__Job__
Repeat every record below exactly, but leave out any pictures.

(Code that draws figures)
= = = =

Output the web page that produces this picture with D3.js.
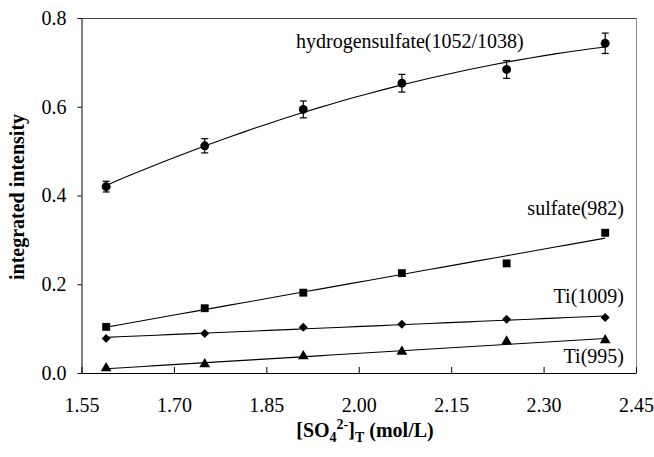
<!DOCTYPE html>
<html>
<head>
<meta charset="utf-8">
<script src="https://cdn.jsdelivr.net/npm/d3@7"></script>
<style>
  body { margin: 0; background: #fff; }
  text { font-family: "Liberation Serif", "Times New Roman", serif; }
</style>
</head>
<body>
<div id="vis"></div>
<script>
var w = 654, h = 457;
var plotLeft = 81, plotTop = 18, plotRight = 636, plotBottom = 373;

// concentrations of total sulfate (mol/L)
var conc = [1.59, 1.75, 1.91, 2.07, 2.24, 2.40];

// integrated intensities
var hydrogensulfate = [0.420, 0.512, 0.594, 0.653, 0.684, 0.743];
var hydrogensulfateErr = [0.012, 0.016, 0.019, 0.020, 0.020, 0.023];
var sulfate = [0.104, 0.146, 0.181, 0.225, 0.247, 0.316];
var ti1009 = [0.078, 0.089, 0.103, 0.110, 0.121, 0.125];
var ti995 = [0.011, 0.020, 0.038, 0.048, 0.071, 0.074];

var xTicks = [1.55, 1.70, 1.85, 2.00, 2.15, 2.30, 2.45];
var yTicks = [0.0, 0.2, 0.4, 0.6, 0.8];

var x = d3.scaleLinear().domain([1.55, 2.45]).range([plotLeft + 0.5, plotRight]);
var y = d3.scaleLinear().domain([0, 0.8]).range([plotBottom, plotTop]);

var svg = d3.select("#vis").append("svg")
    .attr("width", w)
    .attr("height", h);

//least squares polynomial fit (degree 1 or 2)
function polyfit(xs, ys, deg) {
  var n = deg + 1, A = [], b = [];
  for (var i = 0; i < n; i++) {
    A.push([]);
    for (var j = 0; j < n; j++) A[i].push(d3.sum(xs, function(v){ return Math.pow(v, i + j); }));
    b.push(d3.sum(xs, function(v, k){ return Math.pow(v, i) * ys[k]; }));
  }
  // gaussian elimination
  for (var c = 0; c < n; c++) {
    for (var r = c + 1; r < n; r++) {
      var f = A[r][c] / A[c][c];
      for (var k = c; k < n; k++) A[r][k] -= f * A[c][k];
      b[r] -= f * b[c];
    }
  }
  var coef = new Array(n);
  for (var r2 = n - 1; r2 >= 0; r2--) {
    var s = b[r2];
    for (var k2 = r2 + 1; k2 < n; k2++) s -= A[r2][k2] * coef[k2];
    coef[r2] = s / A[r2][r2];
  }
  return function(v){
    return coef.reduce(function(acc, cf, p){ return acc + cf * Math.pow(v, p); }, 0);
  };
}

var series = [
  {name: "hydrogensulfate", values: hydrogensulfate, deg: 2, symbol: d3.symbolCircle, size: 62, rot: 0},
  {name: "sulfate", values: sulfate, deg: 1, symbol: d3.symbolSquare, size: 62, rot: 0},
  {name: "ti1009", values: ti1009, deg: 1, symbol: d3.symbolSquare, size: 40, rot: 45},
  {name: "ti995", values: ti995, deg: 1, symbol: d3.symbolTriangle, size: 50, rot: 0}
];

//frame (top and right edges of the plot area)
svg.append("line")
    .attr("x1", plotLeft).attr("x2", plotRight + 0.5)
    .attr("y1", plotTop + 0.5).attr("y2", plotTop + 0.5)
    .attr("stroke", "#444");
svg.append("line")
    .attr("x1", plotRight + 0.5).attr("x2", plotRight + 0.5)
    .attr("y1", plotTop).attr("y2", plotBottom)
    .attr("stroke", "#888");

//axes
var xAxis = svg.append("g")
    .attr("transform", "translate(0," + plotBottom + ")")
    .call(d3.axisBottom(x).tickValues(xTicks).tickFormat(d3.format(".2f"))
      .tickSize(-6).tickSizeOuter(0).tickPadding(25));
var yAxis = svg.append("g")
    .attr("transform", "translate(" + (plotLeft + 0.5) + ",0)")
    .call(d3.axisLeft(y).tickValues(yTicks).tickFormat(d3.format(".1f"))
      .tickSize(4).tickSizeOuter(0).tickPadding(11));

[xAxis, yAxis].forEach(function(g){
  g.selectAll("text").attr("font-size", 20).attr("font-family", "Liberation Serif").attr("fill", "#000");
  g.selectAll("line, path").attr("stroke", "#000");
});

//fitted curves
series.forEach(function(s){
  var fit = polyfit(conc, s.values, s.deg);
  var xs = d3.range(0, 41).map(function(i){ return conc[0] + (conc[conc.length - 1] - conc[0]) * i / 40; });
  svg.append("path")
      .datum(xs)
      .attr("fill", "none")
      .attr("stroke", "#000")
      .attr("stroke-width", 1.1)
      .attr("d", d3.line().x(function(d){ return x(d); }).y(function(d){ return y(fit(d)); }));
});

//error bars for hydrogensulfate
var eb = svg.append("g").attr("stroke", "#000").attr("stroke-width", 1.2);
conc.forEach(function(c, i){
  var v = hydrogensulfate[i], e = hydrogensulfateErr[i];
  eb.append("line").attr("x1", x(c)).attr("x2", x(c)).attr("y1", y(v - e)).attr("y2", y(v + e));
  eb.append("line").attr("x1", x(c) - 3.5).attr("x2", x(c) + 3.5).attr("y1", y(v - e)).attr("y2", y(v - e));
  eb.append("line").attr("x1", x(c) - 3.5).attr("x2", x(c) + 3.5).attr("y1", y(v + e)).attr("y2", y(v + e));
});

//markers
series.forEach(function(s){
  svg.append("g").selectAll("path")
      .data(s.values)
      .enter()
      .append("path")
      .attr("transform", function(d, i){ return "translate(" + x(conc[i]) + "," + y(d) + ") rotate(" + s.rot + ")"; })
      .attr("d", d3.symbol().type(s.symbol).size(s.size))
      .attr("fill", "#000");
});

//series labels
var labels = [
  {text: "hydrogensulfate(1052/1038)", x: 296, y: 48, anchor: "start"},
  {text: "sulfate(982)", x: 624, y: 215, anchor: "end"},
  {text: "Ti(1009)", x: 624, y: 303, anchor: "end"},
  {text: "Ti(995)", x: 624, y: 363, anchor: "end"}
];
svg.selectAll(".lbl")
    .data(labels)
    .enter()
    .append("text")
    .attr("class", "lbl")
    .attr("x", function(d){ return d.x; })
    .attr("y", function(d){ return d.y; })
    .attr("text-anchor", function(d){ return d.anchor; })
    .attr("font-size", 20)
    .text(function(d){ return d.text; });

//axis titles
svg.append("text")
    .attr("transform", "translate(24,197) rotate(-90)")
    .attr("text-anchor", "middle")
    .attr("font-size", 20)
    .attr("font-weight", "bold")
    .text("integrated intensity");

var xt = svg.append("text")
    .attr("x", 365)
    .attr("y", 437)
    .attr("text-anchor", "middle")
    .attr("font-size", 20)
    .attr("font-weight", "bold");
xt.append("tspan").text("[SO");
xt.append("tspan").attr("font-size", 14).attr("dy", 5).text("4");
xt.append("tspan").attr("font-size", 14).attr("dy", -13).text("2-");
xt.append("tspan").attr("dy", 8).text("]");
xt.append("tspan").attr("font-size", 14).attr("dy", 5).text("T");
xt.append("tspan").attr("dy", -5).text(" (mol/L)");
</script>
</body>
</html>
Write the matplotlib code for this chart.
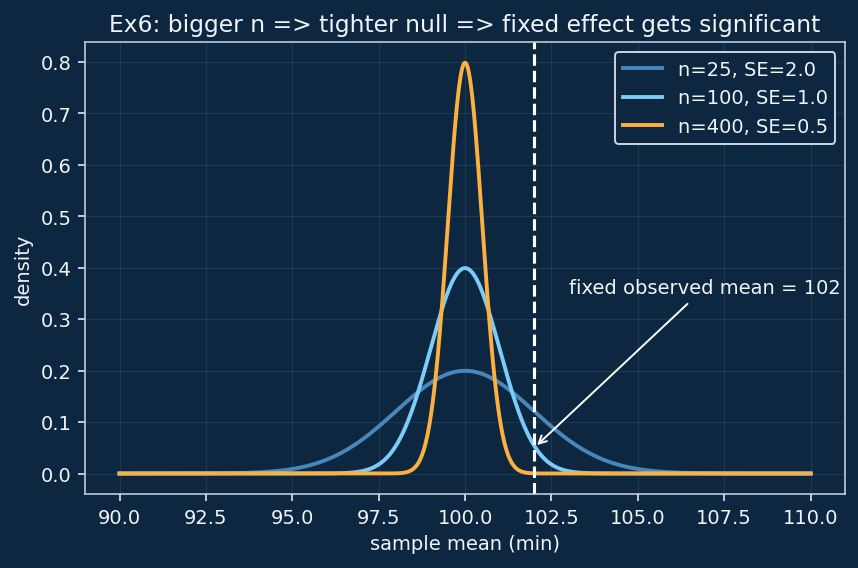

= = = =

__Exercise output__
Output the web page that produces this picture with D3.js.
<!DOCTYPE html>
<html>
<head>
<meta charset="utf-8">
<script src="https://cdn.jsdelivr.net/npm/d3@7"></script>
<style>
  body { margin: 0; background: #fff; }
  text { font-family: "Liberation Serif", "Times New Roman", serif; }
</style>
</head>
<body>
<div id="vis"></div>
<script>
var w = 654, h = 457;
var plotLeft = 81, plotTop = 18, plotRight = 636, plotBottom = 373;

// concentrations of total sulfate (mol/L)
var conc = [1.59, 1.75, 1.91, 2.07, 2.24, 2.40];

// integrated intensities
var hydrogensulfate = [0.420, 0.512, 0.594, 0.653, 0.684, 0.743];
var hydrogensulfateErr = [0.012, 0.016, 0.019, 0.020, 0.020, 0.023];
var sulfate = [0.104, 0.146, 0.181, 0.225, 0.247, 0.316];
var ti1009 = [0.078, 0.089, 0.103, 0.110, 0.121, 0.125];
var ti995 = [0.011, 0.020, 0.038, 0.048, 0.071, 0.074];

var xTicks = [1.55, 1.70, 1.85, 2.00, 2.15, 2.30, 2.45];
var yTicks = [0.0, 0.2, 0.4, 0.6, 0.8];

var x = d3.scaleLinear().domain([1.55, 2.45]).range([plotLeft + 0.5, plotRight]);
var y = d3.scaleLinear().domain([0, 0.8]).range([plotBottom, plotTop]);

var svg = d3.select("#vis").append("svg")
    .attr("width", w)
    .attr("height", h);

//least squares polynomial fit (degree 1 or 2)
function polyfit(xs, ys, deg) {
  var n = deg + 1, A = [], b = [];
  for (var i = 0; i < n; i++) {
    A.push([]);
    for (var j = 0; j < n; j++) A[i].push(d3.sum(xs, function(v){ return Math.pow(v, i + j); }));
    b.push(d3.sum(xs, function(v, k){ return Math.pow(v, i) * ys[k]; }));
  }
  // gaussian elimination
  for (var c = 0; c < n; c++) {
    for (var r = c + 1; r < n; r++) {
      var f = A[r][c] / A[c][c];
      for (var k = c; k < n; k++) A[r][k] -= f * A[c][k];
      b[r] -= f * b[c];
    }
  }
  var coef = new Array(n);
  for (var r2 = n - 1; r2 >= 0; r2--) {
    var s = b[r2];
    for (var k2 = r2 + 1; k2 < n; k2++) s -= A[r2][k2] * coef[k2];
    coef[r2] = s / A[r2][r2];
  }
  return function(v){
    return coef.reduce(function(acc, cf, p){ return acc + cf * Math.pow(v, p); }, 0);
  };
}

var series = [
  {name: "hydrogensulfate", values: hydrogensulfate, deg: 2, symbol: d3.symbolCircle, size: 62, rot: 0},
  {name: "sulfate", values: sulfate, deg: 1, symbol: d3.symbolSquare, size: 62, rot: 0},
  {name: "ti1009", values: ti1009, deg: 1, symbol: d3.symbolSquare, size: 40, rot: 45},
  {name: "ti995", values: ti995, deg: 1, symbol: d3.symbolTriangle, size: 50, rot: 0}
];

//frame (top and right edges of the plot area)
svg.append("line")
    .attr("x1", plotLeft).attr("x2", plotRight + 0.5)
    .attr("y1", plotTop + 0.5).attr("y2", plotTop + 0.5)
    .attr("stroke", "#444");
svg.append("line")
    .attr("x1", plotRight + 0.5).attr("x2", plotRight + 0.5)
    .attr("y1", plotTop).attr("y2", plotBottom)
    .attr("stroke", "#888");

//axes
var xAxis = svg.append("g")
    .attr("transform", "translate(0," + plotBottom + ")")
    .call(d3.axisBottom(x).tickValues(xTicks).tickFormat(d3.format(".2f"))
      .tickSize(-6).tickSizeOuter(0).tickPadding(25));
var yAxis = svg.append("g")
    .attr("transform", "translate(" + (plotLeft + 0.5) + ",0)")
    .call(d3.axisLeft(y).tickValues(yTicks).tickFormat(d3.format(".1f"))
      .tickSize(4).tickSizeOuter(0).tickPadding(11));

[xAxis, yAxis].forEach(function(g){
  g.selectAll("text").attr("font-size", 20).attr("font-family", "Liberation Serif").attr("fill", "#000");
  g.selectAll("line, path").attr("stroke", "#000");
});

//fitted curves
series.forEach(function(s){
  var fit = polyfit(conc, s.values, s.deg);
  var xs = d3.range(0, 41).map(function(i){ return conc[0] + (conc[conc.length - 1] - conc[0]) * i / 40; });
  svg.append("path")
      .datum(xs)
      .attr("fill", "none")
      .attr("stroke", "#000")
      .attr("stroke-width", 1.1)
      .attr("d", d3.line().x(function(d){ return x(d); }).y(function(d){ return y(fit(d)); }));
});

//error bars for hydrogensulfate
var eb = svg.append("g").attr("stroke", "#000").attr("stroke-width", 1.2);
conc.forEach(function(c, i){
  var v = hydrogensulfate[i], e = hydrogensulfateErr[i];
  eb.append("line").attr("x1", x(c)).attr("x2", x(c)).attr("y1", y(v - e)).attr("y2", y(v + e));
  eb.append("line").attr("x1", x(c) - 3.5).attr("x2", x(c) + 3.5).attr("y1", y(v - e)).attr("y2", y(v - e));
  eb.append("line").attr("x1", x(c) - 3.5).attr("x2", x(c) + 3.5).attr("y1", y(v + e)).attr("y2", y(v + e));
});

//markers
series.forEach(function(s){
  svg.append("g").selectAll("path")
      .data(s.values)
      .enter()
      .append("path")
      .attr("transform", function(d, i){ return "translate(" + x(conc[i]) + "," + y(d) + ") rotate(" + s.rot + ")"; })
      .attr("d", d3.symbol().type(s.symbol).size(s.size))
      .attr("fill", "#000");
});

//series labels
var labels = [
  {text: "hydrogensulfate(1052/1038)", x: 296, y: 48, anchor: "start"},
  {text: "sulfate(982)", x: 624, y: 215, anchor: "end"},
  {text: "Ti(1009)", x: 624, y: 303, anchor: "end"},
  {text: "Ti(995)", x: 624, y: 363, anchor: "end"}
];
svg.selectAll(".lbl")
    .data(labels)
    .enter()
    .append("text")
    .attr("class", "lbl")
    .attr("x", function(d){ return d.x; })
    .attr("y", function(d){ return d.y; })
    .attr("text-anchor", function(d){ return d.anchor; })
    .attr("font-size", 20)
    .text(function(d){ return d.text; });

//axis titles
svg.append("text")
    .attr("transform", "translate(24,197) rotate(-90)")
    .attr("text-anchor", "middle")
    .attr("font-size", 20)
    .attr("font-weight", "bold")
    .text("integrated intensity");

var xt = svg.append("text")
    .attr("x", 365)
    .attr("y", 437)
    .attr("text-anchor", "middle")
    .attr("font-size", 20)
    .attr("font-weight", "bold");
xt.append("tspan").text("[SO");
xt.append("tspan").attr("font-size", 14).attr("dy", 5).text("4");
xt.append("tspan").attr("font-size", 14).attr("dy", -13).text("2-");
xt.append("tspan").attr("dy", 8).text("]");
xt.append("tspan").attr("font-size", 14).attr("dy", 5).text("T");
xt.append("tspan").attr("dy", -5).text(" (mol/L)");
</script>
</body>
</html>
Write the matplotlib code for this chart.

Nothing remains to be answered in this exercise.